Mr Tikhomirov laisse refroidir l’eau, et voilà que la même étrange histoire se répète. Peu à peu, la température de l’eau se modifie, sans que l’eau cesse d’être de l’eau. Mais voilà que le refroidissement atteint 0° et l’eau se transforme en glace, sans nullement songer au fait que les « bouleversements soudains » représentent une conception erronée.

Mr Tikhomirov observe l’évolution d’un des insectes qui subissent des métamorphoses. Le procès d’évolution de la chrysalide Le procès d’évolution de la chrysalide s’effectue lentement, et, jusqu’à nouvel ordre, la chrysalide reste chrysalide. Notre penseur se frotte les mains de plaisir. « Ici, tout va bien se dit-il, ni l’organisme social, ni l’organisme animal n’éprouvent de ces bouleversements soudains que j’avais été obligé de remarquer dans le monde inorganique. En s’élevant à la création d’êtres vivants, la nature devient posée ». Mais bientôt sa joie fait place au chagrin. Un beau jour, la chrysalide accomplit un « bouleversement par la violence » et fait son entrée dans le monde sous la forme d’un papillon. Ainsi donc, force est à Mr Tikhomirov de se convaincre que même la nature organique n’est pas assurée contre les « soudainetés ».

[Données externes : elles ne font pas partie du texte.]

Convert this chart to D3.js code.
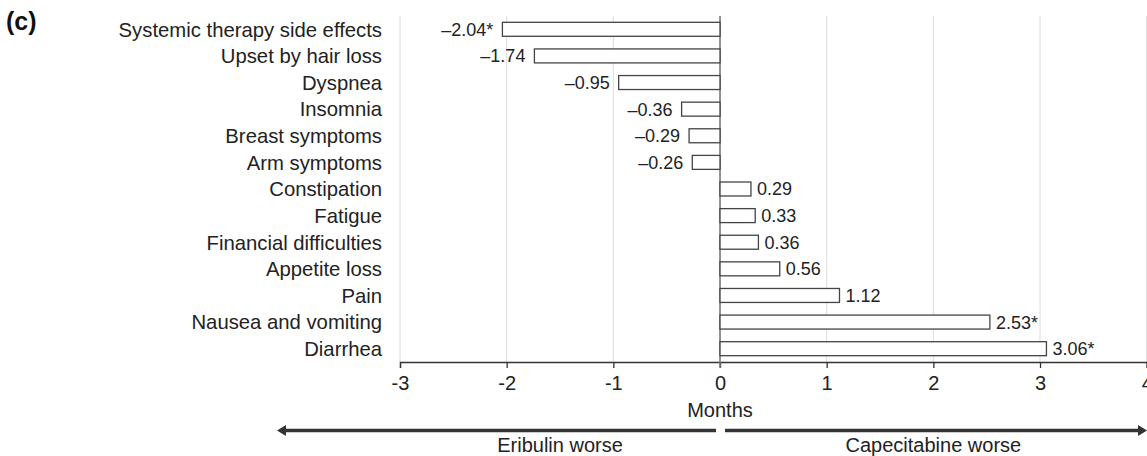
<!DOCTYPE html>
<html>
<head>
<meta charset="utf-8">
<script src="https://cdn.jsdelivr.net/npm/d3@7.9.0/dist/d3.min.js"></script>
<style>
  body { margin: 0; background: #fff; }
  svg { display: block; font-family: Arial, "Liberation Sans", sans-serif; }
</style>
</head>
<body>
<div id="chart"></div>
<script>
// data
const categories = [
  "Systemic therapy side effects", "Upset by hair loss", "Dyspnea", "Insomnia",
  "Breast symptoms", "Arm symptoms", "Constipation", "Fatigue",
  "Financial difficulties", "Appetite loss", "Pain", "Nausea and vomiting", "Diarrhea"
];
const values = [-2.04, -1.74, -0.95, -0.36, -0.29, -0.26, 0.29, 0.33, 0.36, 0.56, 1.12, 2.53, 3.06];
const valueLabels = ["–2.04*", "–1.74", "–0.95", "–0.36", "–0.29", "–0.26",
  "0.29", "0.33", "0.36", "0.56", "1.12", "2.53*", "3.06*"];
const xTicks = [-3, -2, -1, 0, 1, 2, 3, 4];
const axisTitle = "Months";
const sideLabels = ["Eribulin worse", "Capecitabine worse"];

const width = 1147, height = 456;
const plotTop = 16, axisY = 362;
const labelSize = 20.3;

const svg = d3.select("#chart").append("svg")
    .attr("width", width)
    .attr("height", height);

const x = d3.scaleLinear()
    .domain([-3, 4])
    .range([400, 1146.7]);

const y = d3.scaleBand()
    .domain(categories)
    .range([plotTop, axisY])
    .paddingInner(0.475)
    .paddingOuter(0.2375);

// panel letter
svg.append("text")
    .attr("x", 6)
    .attr("y", 30)
    .attr("font-size", 25)
    .attr("font-weight", "bold")
    .attr("fill", "#111")
    .text("(c)");

// gridlines
svg.append("g")
    .selectAll("line")
    .data(xTicks.filter(d => d !== 0))
    .enter()
    .append("line")
    .attr("x1", d => x(d))
    .attr("x2", d => x(d))
    .attr("y1", plotTop)
    .attr("y2", axisY)
    .attr("stroke", "#dcdcdc")
    .attr("stroke-width", 1);

// x axis
const xAxis = svg.append("g")
    .attr("transform", "translate(0," + axisY + ")")
    .call(d3.axisBottom(x)
        .tickValues(xTicks)
        .tickFormat(d => String(d))
        .tickSizeOuter(0)
        .tickSize(6)
        .tickPadding(8));
xAxis.select(".domain").attr("stroke", "#333").attr("stroke-width", 1.3);
xAxis.selectAll(".tick line").attr("stroke", "#333").attr("stroke-width", 1.3);
xAxis.selectAll("text")
    .attr("font-size", 20)
    .attr("font-family", "Arial, 'Liberation Sans', sans-serif")
    .attr("fill", "#222");

// zero line
svg.append("line")
    .attr("x1", x(0))
    .attr("x2", x(0))
    .attr("y1", plotTop)
    .attr("y2", axisY + 6)
    .attr("stroke", "#777")
    .attr("stroke-width", 1.6);

// category labels
svg.append("g")
    .selectAll("text")
    .data(categories)
    .enter()
    .append("text")
    .attr("x", 382)
    .attr("y", d => y(d) + y.bandwidth() / 2)
    .attr("dy", "0.36em")
    .attr("text-anchor", "end")
    .attr("font-size", labelSize)
    .attr("fill", "#222")
    .text(d => d);

// bars
svg.append("g")
    .selectAll("rect")
    .data(values)
    .enter()
    .append("rect")
    .attr("x", d => x(Math.min(0, d)))
    .attr("y", (d, i) => y(categories[i]))
    .attr("width", d => Math.abs(x(d) - x(0)))
    .attr("height", y.bandwidth())
    .attr("fill", "#fff")
    .attr("stroke", "#444")
    .attr("stroke-width", 1.3);

// value labels
svg.append("g")
    .selectAll("text")
    .data(values)
    .enter()
    .append("text")
    .attr("x", d => d < 0 ? x(d) - 9 : x(d) + 6)
    .attr("y", (d, i) => y(categories[i]) + y.bandwidth() / 2)
    .attr("dy", "0.36em")
    .attr("text-anchor", d => d < 0 ? "end" : "start")
    .attr("font-size", 18)
    .attr("fill", "#222")
    .text((d, i) => valueLabels[i]);

// axis title
svg.append("text")
    .attr("x", x(0))
    .attr("y", 416.5)
    .attr("text-anchor", "middle")
    .attr("font-size", 20)
    .attr("fill", "#222")
    .text(axisTitle);

// direction arrows
const arrowY = 430.5;
const arrows = svg.append("g").attr("fill", "#333").attr("stroke", "#333");
arrows.append("line")
    .attr("x1", x(0) - 4).attr("x2", 283)
    .attr("y1", arrowY).attr("y2", arrowY)
    .attr("stroke-width", 3.5);
arrows.append("path")
    .attr("d", `M277,${arrowY} L286,${arrowY - 5.5} L286,${arrowY + 5.5} Z`)
    .attr("stroke", "none");
arrows.append("line")
    .attr("x1", x(0) + 5).attr("x2", 1140)
    .attr("y1", arrowY).attr("y2", arrowY)
    .attr("stroke-width", 3.5);
arrows.append("path")
    .attr("d", `M1147,${arrowY} L1138,${arrowY - 5.5} L1138,${arrowY + 5.5} Z`)
    .attr("stroke", "none");

svg.append("text")
    .attr("x", x(-1.5))
    .attr("y", 451.5)
    .attr("text-anchor", "middle")
    .attr("font-size", 20)
    .attr("fill", "#222")
    .text(sideLabels[0]);

svg.append("text")
    .attr("x", x(2))
    .attr("y", 451.5)
    .attr("text-anchor", "middle")
    .attr("font-size", 20)
    .attr("fill", "#222")
    .text(sideLabels[1]);
</script>
</body>
</html>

Il en sera exactement de même, pour peu que Mr Tikhomirov « tourne son attention » sur sa propre « évolution ». Il est certain qu’il y trouvera également un semblable point de revirement ou de « bouleversement ». Il se rappellera quelle fut précisément cette goutte qui fit déborder la coupe de ses impressions et le transforma, de défenseur plus ou moins hésitant de la « révolution », en adversaire plus ou moins sincère de cette dernière.

Mr Tikhomirov et moi, nous nous exerçons à faire des additions arithmétiques. Nous prenons le chiffre « cinq » et, en gens sérieux, nous lui ajoutons « graduellement » chaque fois une unité : six, sept, huit. Jusqu’à neuf, tout va bien. Mais aussitôt que nous voulons augmenter ce chiffre d’une unité, un malheur nous arrive :brusquement et sans raison plausible, nos unités se transforment en une « dizaine ». La même affliction vient nous éprouver, quand nous passons des dizaines à la centaine.